• [GOAL OF THE EXERCISE] Skip all pictures, then print the remaining material exactly.

• [GIVEN RECORDS]
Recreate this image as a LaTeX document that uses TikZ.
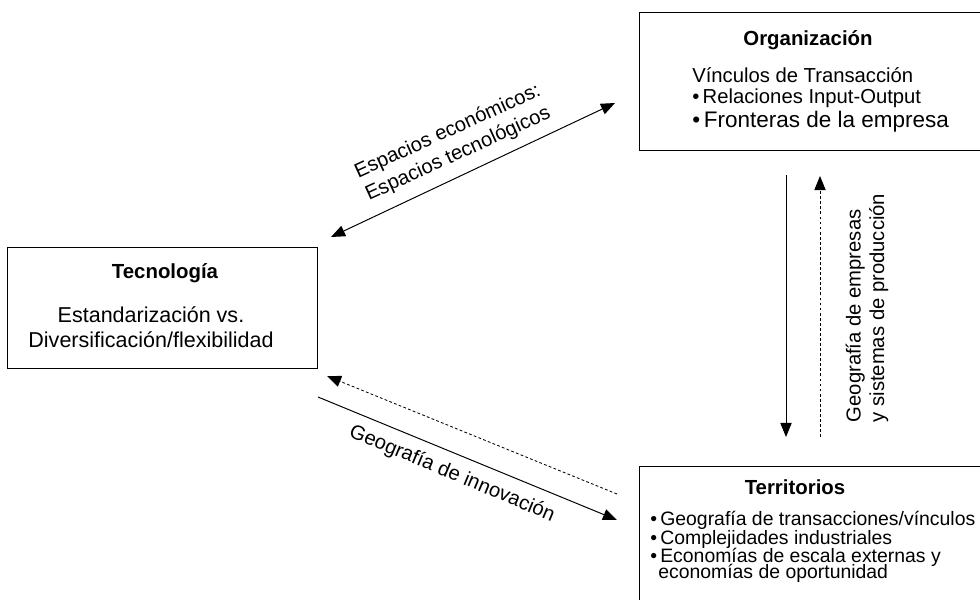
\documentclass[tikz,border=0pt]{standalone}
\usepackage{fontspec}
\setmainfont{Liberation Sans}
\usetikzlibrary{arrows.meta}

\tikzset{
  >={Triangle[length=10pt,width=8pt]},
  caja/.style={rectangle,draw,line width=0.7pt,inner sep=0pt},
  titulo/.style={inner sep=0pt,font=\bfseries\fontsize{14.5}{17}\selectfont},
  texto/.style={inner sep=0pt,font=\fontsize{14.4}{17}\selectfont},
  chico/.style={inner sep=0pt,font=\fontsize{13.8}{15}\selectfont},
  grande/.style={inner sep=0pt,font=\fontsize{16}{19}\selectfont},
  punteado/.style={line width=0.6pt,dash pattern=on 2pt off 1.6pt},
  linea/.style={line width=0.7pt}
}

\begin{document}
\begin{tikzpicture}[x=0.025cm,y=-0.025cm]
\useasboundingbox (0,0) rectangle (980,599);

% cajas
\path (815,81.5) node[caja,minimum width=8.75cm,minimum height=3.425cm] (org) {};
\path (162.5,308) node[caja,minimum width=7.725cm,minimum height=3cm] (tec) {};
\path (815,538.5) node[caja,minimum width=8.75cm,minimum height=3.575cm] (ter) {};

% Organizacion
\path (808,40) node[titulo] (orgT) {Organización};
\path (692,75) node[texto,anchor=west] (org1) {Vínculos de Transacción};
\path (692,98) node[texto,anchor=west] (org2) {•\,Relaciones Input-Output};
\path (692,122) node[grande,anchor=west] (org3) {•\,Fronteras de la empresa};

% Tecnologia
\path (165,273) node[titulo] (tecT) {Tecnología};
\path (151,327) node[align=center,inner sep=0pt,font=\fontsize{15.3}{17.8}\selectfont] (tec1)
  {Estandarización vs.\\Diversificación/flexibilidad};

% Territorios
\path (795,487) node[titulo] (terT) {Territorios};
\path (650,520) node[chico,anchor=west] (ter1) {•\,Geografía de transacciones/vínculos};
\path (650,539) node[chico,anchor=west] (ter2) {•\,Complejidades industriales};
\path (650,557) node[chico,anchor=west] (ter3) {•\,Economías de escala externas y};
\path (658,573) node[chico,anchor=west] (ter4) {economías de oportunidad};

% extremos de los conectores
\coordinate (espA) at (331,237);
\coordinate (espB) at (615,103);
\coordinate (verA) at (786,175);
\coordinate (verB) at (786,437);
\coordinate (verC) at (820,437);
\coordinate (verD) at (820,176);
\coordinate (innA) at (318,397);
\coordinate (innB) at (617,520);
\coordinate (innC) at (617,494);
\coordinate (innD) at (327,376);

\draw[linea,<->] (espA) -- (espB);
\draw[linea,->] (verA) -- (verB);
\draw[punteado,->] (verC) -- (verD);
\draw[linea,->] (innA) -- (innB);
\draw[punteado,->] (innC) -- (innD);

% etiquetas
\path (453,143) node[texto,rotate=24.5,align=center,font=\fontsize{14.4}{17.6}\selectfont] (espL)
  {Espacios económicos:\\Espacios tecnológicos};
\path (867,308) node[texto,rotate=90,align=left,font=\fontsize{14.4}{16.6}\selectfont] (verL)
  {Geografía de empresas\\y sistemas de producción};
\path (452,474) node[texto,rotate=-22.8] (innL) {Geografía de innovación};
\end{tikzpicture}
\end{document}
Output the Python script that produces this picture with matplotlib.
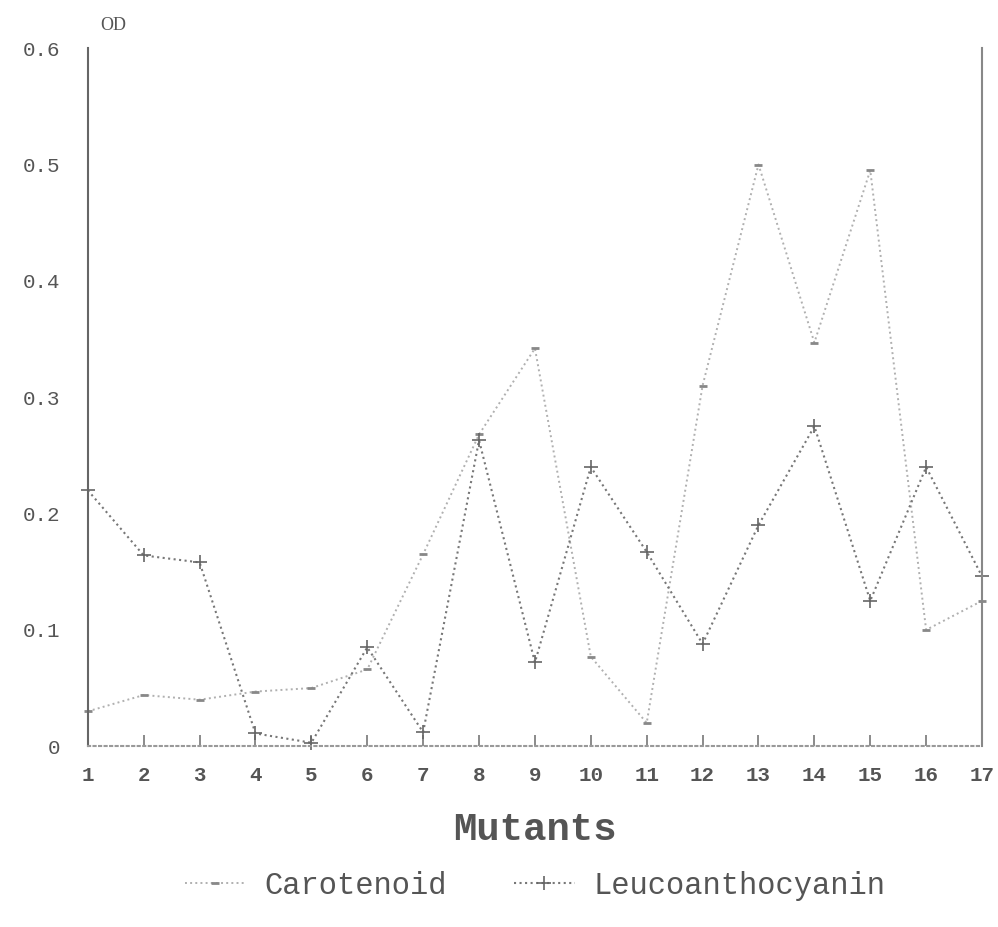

• [COMPLETED EXERCISE]
Recreate this image as a LaTeX document that uses TikZ.
\documentclass[tikz,border=0pt]{standalone}
\usepackage{fontspec}
\setmainfont{Liberation Sans}
\usetikzlibrary{arrows.meta}

\tikzset{
  >={Triangle[length=10pt,width=8pt]},
  caja/.style={rectangle,draw,line width=0.7pt,inner sep=0pt},
  titulo/.style={inner sep=0pt,font=\bfseries\fontsize{14.5}{17}\selectfont},
  texto/.style={inner sep=0pt,font=\fontsize{14.4}{17}\selectfont},
  chico/.style={inner sep=0pt,font=\fontsize{13.8}{15}\selectfont},
  grande/.style={inner sep=0pt,font=\fontsize{16}{19}\selectfont},
  punteado/.style={line width=0.6pt,dash pattern=on 2pt off 1.6pt},
  linea/.style={line width=0.7pt}
}

\begin{document}
\begin{tikzpicture}[x=0.025cm,y=-0.025cm]
\useasboundingbox (0,0) rectangle (980,599);

% cajas
\path (815,81.5) node[caja,minimum width=8.75cm,minimum height=3.425cm] (org) {};
\path (162.5,308) node[caja,minimum width=7.725cm,minimum height=3cm] (tec) {};
\path (815,538.5) node[caja,minimum width=8.75cm,minimum height=3.575cm] (ter) {};

% Organizacion
\path (808,40) node[titulo] (orgT) {Organización};
\path (692,75) node[texto,anchor=west] (org1) {Vínculos de Transacción};
\path (692,98) node[texto,anchor=west] (org2) {•\,Relaciones Input-Output};
\path (692,122) node[grande,anchor=west] (org3) {•\,Fronteras de la empresa};

% Tecnologia
\path (165,273) node[titulo] (tecT) {Tecnología};
\path (151,327) node[align=center,inner sep=0pt,font=\fontsize{15.3}{17.8}\selectfont] (tec1)
  {Estandarización vs.\\Diversificación/flexibilidad};

% Territorios
\path (795,487) node[titulo] (terT) {Territorios};
\path (650,520) node[chico,anchor=west] (ter1) {•\,Geografía de transacciones/vínculos};
\path (650,539) node[chico,anchor=west] (ter2) {•\,Complejidades industriales};
\path (650,557) node[chico,anchor=west] (ter3) {•\,Economías de escala externas y};
\path (658,573) node[chico,anchor=west] (ter4) {economías de oportunidad};

% extremos de los conectores
\coordinate (espA) at (331,237);
\coordinate (espB) at (615,103);
\coordinate (verA) at (786,175);
\coordinate (verB) at (786,437);
\coordinate (verC) at (820,437);
\coordinate (verD) at (820,176);
\coordinate (innA) at (318,397);
\coordinate (innB) at (617,520);
\coordinate (innC) at (617,494);
\coordinate (innD) at (327,376);

\draw[linea,<->] (espA) -- (espB);
\draw[linea,->] (verA) -- (verB);
\draw[punteado,->] (verC) -- (verD);
\draw[linea,->] (innA) -- (innB);
\draw[punteado,->] (innC) -- (innD);

% etiquetas
\path (453,143) node[texto,rotate=24.5,align=center,font=\fontsize{14.4}{17.6}\selectfont] (espL)
  {Espacios económicos:\\Espacios tecnológicos};
\path (867,308) node[texto,rotate=90,align=left,font=\fontsize{14.4}{16.6}\selectfont] (verL)
  {Geografía de empresas\\y sistemas de producción};
\path (452,474) node[texto,rotate=-22.8] (innL) {Geografía de innovación};
\end{tikzpicture}
\end{document}
Output the Python script that produces this picture with matplotlib.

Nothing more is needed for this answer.